Fri, Jun 12, 2026, 08:00 – 09:00AM (PDT), 11:00 – 12:00 noon (EST)
Title: Statistics in the Age of Generative AI: Reconstructing, Resolving, and Synthesizing Clinical Evidence
Abstract:
Clinical evidence synthesis increasingly requires methods that can integrate information from heterogeneous and often incomplete sources, including published survival curves, reconstructed individual patient data, subgroup summaries, and free-text trial eligibility criteria. At the same time, the rapid development of generative AI creates new opportunities to extract, structure, and analyze evidence that was previously difficult to use at scale. In this talk, Dr. Xu will present a research program at the intersection of generative AI and statistical inference for modern clinical evidence synthesis.

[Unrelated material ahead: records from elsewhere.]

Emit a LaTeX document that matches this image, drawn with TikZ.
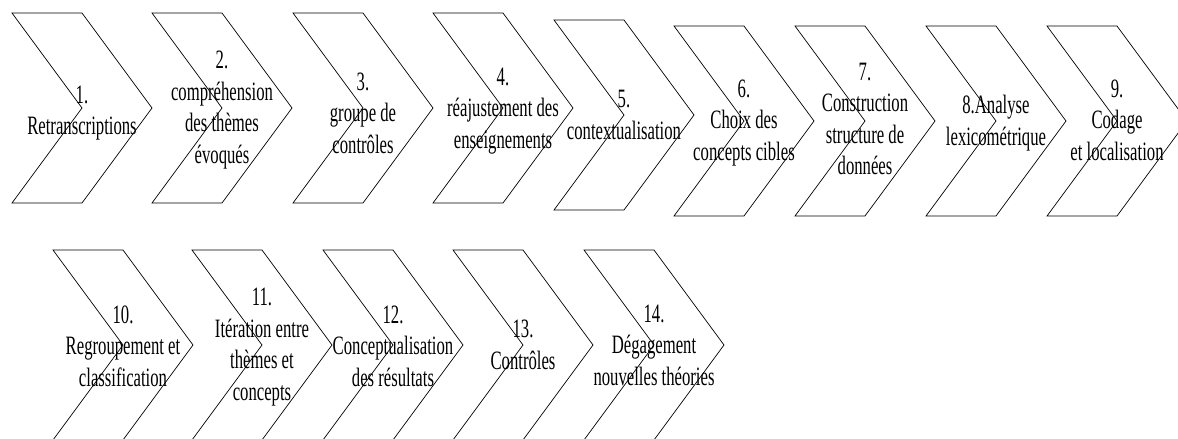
\documentclass[tikz,border=0pt]{standalone}
\usepackage{fontspec}
\newfontfamily\narrowserif[FakeStretch=0.63]{Liberation Serif}
\usepackage{tikz}
\usetikzlibrary{positioning}
\tikzset{
	edge/.style={draw, line width=0.7pt, line join=miter},
	stage/.style={align=center, inner sep=0pt,
		font=\narrowserif\fontsize{26.5}{31.5}\selectfont},
	chev/.pic={\path[edge] (-70,-95) -- (0,-95) -- (70,0) -- (0,95) -- (-70,95) -- (0,0) -- cycle;},
}
\begin{document}
\begin{tikzpicture}[x=1pt, y=-1pt]
				\useasboundingbox (0,0) rectangle (1178,439);
				\clip (0,0) rectangle (1178,439);
				\pic at (82,108) {chev};
				\pic at (222,108) {chev};
				\pic at (363,108) {chev};
				\pic at (503,108) {chev};
				\pic at (624,115) {chev};
				\pic at (744,121) {chev};
				\pic at (865,121) {chev};
				\pic at (996,121) {chev};
				\pic at (1117,121) {chev};
				\pic at (123,345) {chev};
				\pic at (262,345) {chev};
				\pic at (393,345) {chev};
				\pic at (523,345) {chev};
				\pic at (654,345) {chev};
				\node[stage] at (82,113) (s1) {1.\\Retranscriptions};
				\node[stage] at (222,110) (s2) {2.\\compréhension\\des thèmes\\évoqués};
				\node[stage] at (363,113) (s3) {3.\\groupe de\\contrôles};
				\node[stage] at (503,111) (s4) {4.\\réajustement des\\enseignements};
				\node[stage] at (624,115) (s5) {5.\\contextualisation};
				\node[stage] at (744,123) (s6) {6.\\Choix des\\concepts cibles};
				\node[stage] at (865,119) (s7) {7.\\Construction\\structure de\\données};
				\node[stage] at (996,123) (s8) {8.Analyse\\lexicométrique};
				\node[stage] at (1117,120) (s9) {9.\\Codage\\et localisation};
				\node[stage] at (123,346) (s10) {10.\\Regroupement et\\classification};
				\node[stage] at (262,347) (s11) {11.\\Itération entre\\thèmes et\\concepts};
				\node[stage] at (393,346) (s12) {12.\\Conceptualisation\\des résultats};
				\node[stage] at (523,345) (s13) {13.\\Contrôles};
				\node[stage] at (654,345) (s14) {14.\\Dégagement\\nouvelles théories};
			\end{tikzpicture}
\end{document}
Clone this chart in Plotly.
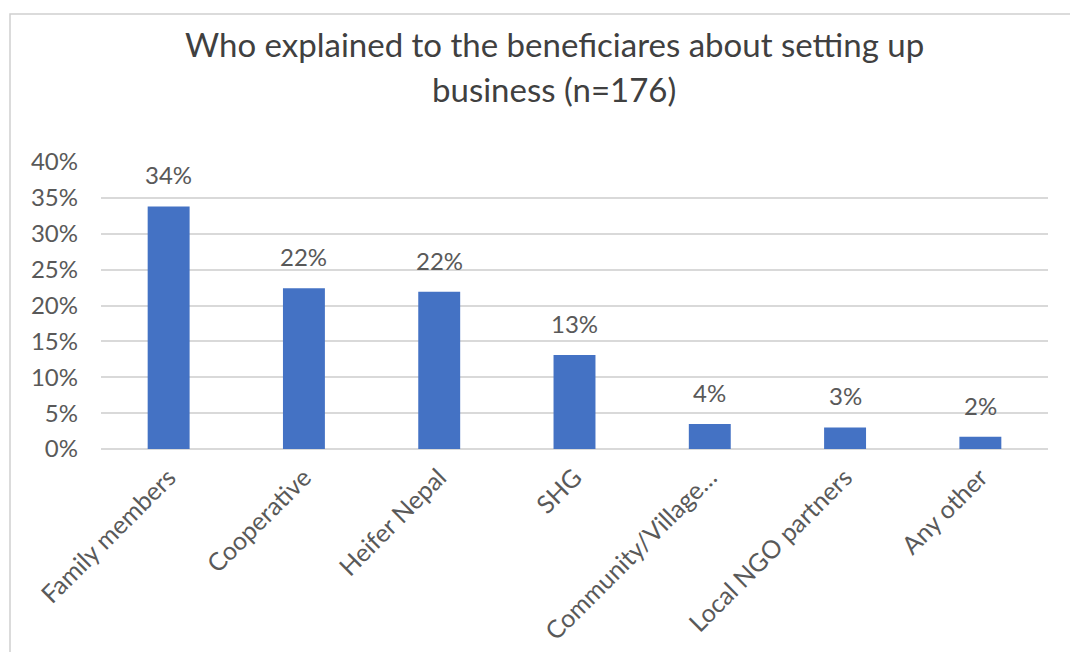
import plotly.graph_objects as go

# Survey responses: share of beneficiaries by who explained setting up a business
categories = ["Family members", "Cooperative", "Heifer Nepal", "SHG",
              "Community/Village…", "Local NGO partners", "Any other"]
shares = [0.338, 0.224, 0.219, 0.131, 0.035, 0.030, 0.017]
y_ticks = [0, 0.05, 0.10, 0.15, 0.20, 0.25, 0.30, 0.35, 0.40]
title_lines = ["Who explained to the beneficiares about setting up",
               "business (n=176)"]

FONT = "Lato"
TEXT_GREY = "#595959"
BAR_BLUE = "#4472C4"
GRID_GREY = "#d9d9d9"

W, H = 1070, 652
M_L, M_R, M_T, M_B = 101, 22, 162, 203

fig = go.Figure(
    go.Bar(
        x=categories,
        y=shares,
        marker=dict(color=BAR_BLUE, line=dict(width=0)),
        hoverinfo="x+y",
    )
)

# Value labels above each bar
for cat, val in zip(categories, shares):
    fig.add_annotation(
        x=cat, y=val, xref="x", yref="y",
        text=f"{val:.0%}", showarrow=False,
        yanchor="bottom", yshift=15,
        font=dict(family=FONT, size=24, color=TEXT_GREY),
    )

# Two-line chart title
title_y = [44, 89]
for line, ypx in zip(title_lines, title_y):
    fig.add_annotation(
        x=(554 - M_L) / (W - M_L - M_R), xref="paper",
        y=1 + (M_T - ypx) / (H - M_T - M_B), yref="paper",
        text=line, showarrow=False, xanchor="center", yanchor="middle",
        font=dict(family=FONT, size=33, color="#404040"),
    )

# Outer chart border
pw, ph = W - M_L - M_R, H - M_T - M_B
fig.add_shape(
    type="rect", xref="paper", yref="paper",
    x0=(10 - M_L) / pw, x1=(W + 20 - M_L) / pw,
    y0=-(H + 20 - M_T - ph) / ph, y1=1 + (M_T - 14) / ph,
    line=dict(color="#d0d0d0", width=1.5), fillcolor="rgba(0,0,0,0)",
    layer="below",
)

fig.update_layout(
    width=W, height=H,
    margin=dict(l=M_L, r=M_R, t=M_T, b=M_B, autoexpand=False),
    paper_bgcolor="white", plot_bgcolor="white",
    bargap=0.69,
    showlegend=False,
    font=dict(family=FONT, color=TEXT_GREY),
)
fig.update_xaxes(
    tickangle=-45,
    tickfont=dict(family=FONT, size=25, color=TEXT_GREY),
    showgrid=False, showline=False, ticks="",
    ticklabelstandoff=8,
    automargin=False,
)
fig.update_yaxes(
    range=[0, 0.4],
    tickvals=y_ticks,
    tickformat=".0%",
    tickfont=dict(family=FONT, size=24, color=TEXT_GREY),
    showgrid=True, gridcolor=GRID_GREY, gridwidth=1.5,
    zeroline=True, zerolinecolor=GRID_GREY, zerolinewidth=1.5,
    showline=False, ticks="",
    ticklabelstandoff=22,
    automargin=False,
)

fig.write_html("out.html")
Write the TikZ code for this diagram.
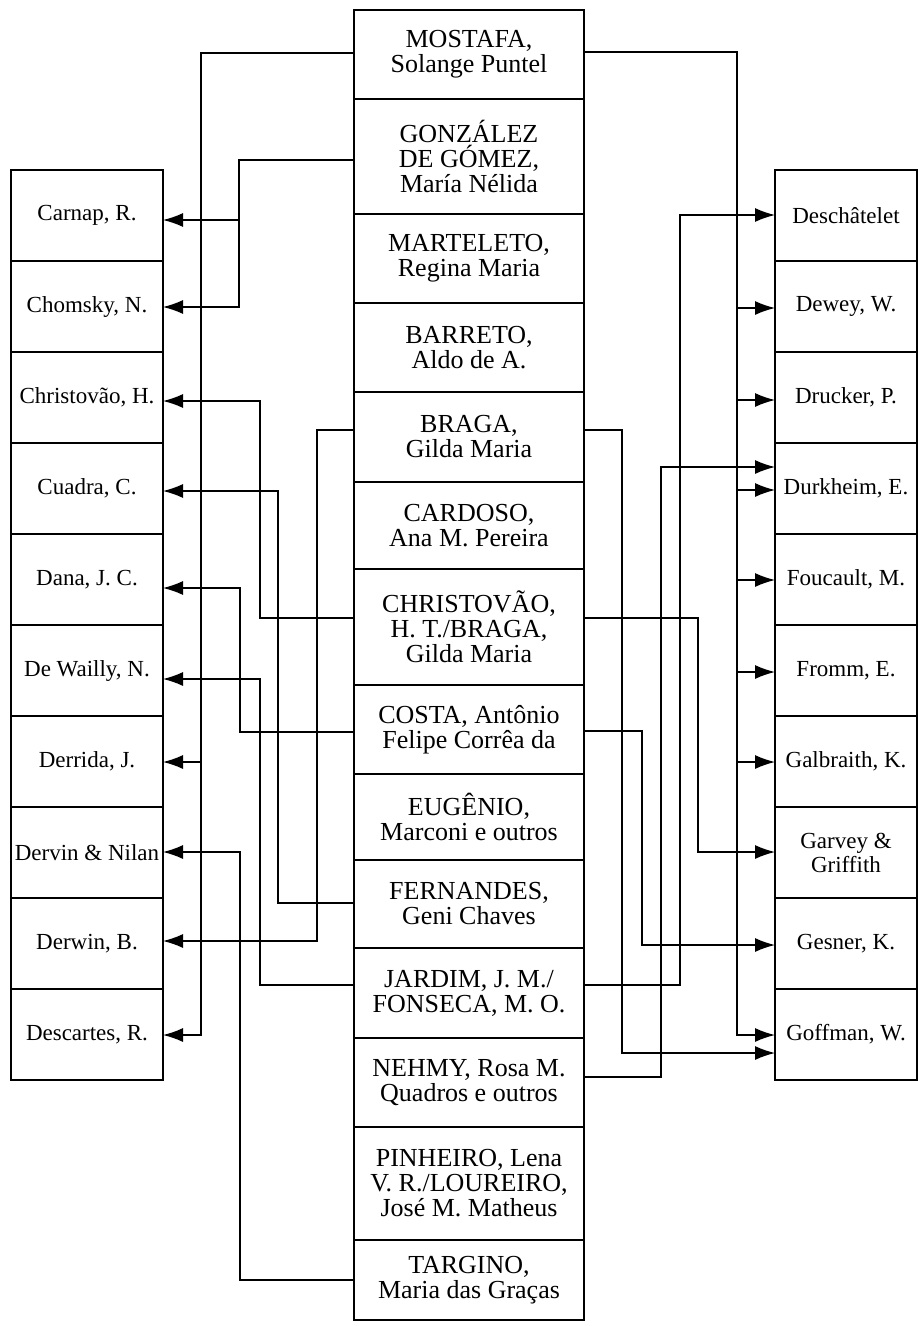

Three connected projects will be discussed. First, KM-GPT uses multimodal AI, image processing, and iterative reconstruction algorithms to automate the recovery of individual patient-level survival data from published Kaplan-Meier plots. Second, RESOLVE-IPD advances this task by developing statistically principled methods for high-fidelity IPD reconstruction, including approaches that use censoring information and address incomplete subgroup reporting. Third, EligMeta extends evidence synthesis beyond reconstructed survival data by using AI agents to transform clinical questions and trial eligibility criteria into structured, auditable workflows for eligibility-aware meta-analysis. Together, these projects show that generative AI can serve as an interface between unstructured clinical evidence and rigorous statistical inference. Rather than replacing statistical reasoning, AI can help convert figures, text, and incomplete summaries into analyzable statistical objects, while statistical methods provide the structure needed for reproducibility, uncertainty quantification, and valid inference.
Speaker: Dr. Yanyan Xu

Dr. Yanxun Xu is a Professor and the Joseph & Suzanne Jenniches Faculty Scholar in the Department of Applied Mathematics and Statistics, the Data Science and AI Institute, and the Sidney Kimmel Comprehensive Cancer Center at Johns Hopkins University. Her research lies at the intersection of Bayesian statistics, artificial intelligence, and biomedical data science, with methodological contributions to reinforcement learning, high-dimensional data analysis, nonparametric statistics, and uncertainty quantification. Her work has been applied broadly across intelligent healthcare, including clinical trial design, cancer genomics, early disease diagnosis, predictive modeling for Alzheimer’s disease, and the analysis of electronic health records. She is a Fellow of the American Statistical Association.